Behavioral Interview in Recruitment

Even the best, prestigious education and outstanding experience may not be enough if a candidate lacks the necessary soft skills required for a particular position. In today’s job market, skills such as effective team management, stress management, and conflict resolution are highly valued. It’s no wonder that recruiters are increasingly using a method called behavioral interview, which research suggests is one of the most effective recruitment techniques. It is a simple tool that allows for a better understanding of the candidate by assessing how they behave in specific situations and how they solve problems.

This interview technique serves as a significant source of information about a potential employee. It helps verify whether the information presented in the CV or cover letter is accurate. Behavioral questions typically require longer responses than traditional ones. Moreover, they refer to past events rather than purely hypothetical situations. They often focus on challenging and stressful experiences.

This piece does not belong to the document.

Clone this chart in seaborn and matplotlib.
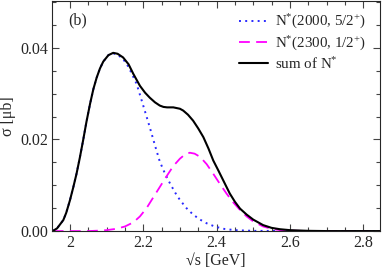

The behavioral interview is most commonly conducted using the STAR format. What lies behind this mysterious term?


What is the STAR method?

The STAR method, also known as the star method, is a tool used to verify a candidate’s competences and assess his or her behavior in particular, usually difficult situations. STAR is an acronym formed from the first letters of four English words: Situation, Task, Activity and Result. Each subsequent letter of the abbreviation denotes a certain part of the answer to the recruitment question:

  • S for Situation

Describe the problem that required solving specifically and briefly (in 2-3 sentences). Don’t make your statement too long.

  • T is for Task

Explain what your task was and briefly describe any difficulties you encountered while performing it.

  • A for Action

ell us what you did to achieve a specific goal, how you acted and what help you used. Describe your reaction and emotions while solving the problem.

  • R is for Result

Present the effects of your actions and the conclusions you managed to draw from the situation. Briefly discuss how you feel about the decisions you made and how you would handle a similar situation in the future.

The STAR method allows you to show your best side. Thanks to it, you can turn failure into success by presenting how the failure affected the candidate, e.g. caused a change in thinking or behavior, and thus improved his soft skills. The accurate use of the STAR method is especially important for people who do not have extensive experience. By using it in a conversation, they can emphasize their great competences and thus gain points with the recruiter.


Read also:

The STAR method in practice

Recruiter’s question: How do you cope with working under time pressure?

Candidate’s answer:

I think it’s quite good. (S) In my previous company I worked in design. It happened once that the client accidentally provided the wrong deadline. Halfway through the work, it turned out that instead of a month, I had two weeks left to hand over the finished project. (T) I had to fit a month of work into 14 days. In order to be able to complete the order, I gave up less important tasks that I could easily postpone, and I carefully divided what I had left to do for the next 2 weeks. (A) I focused as much as possible on the project, not thinking that the deadline was approaching. (R) My plan worked. By focusing only on what was urgent, I managed to finish the order on time. My conclusion is that it is not worth postponing tasks until the last minute, and a good plan is essential! By using the STAR method, you will not miss any important information. You will efficiently and factually present how you handled a specific situation. The STAR method is a great way to put your best foot forward during a job interview. Don’t be afraid to use it!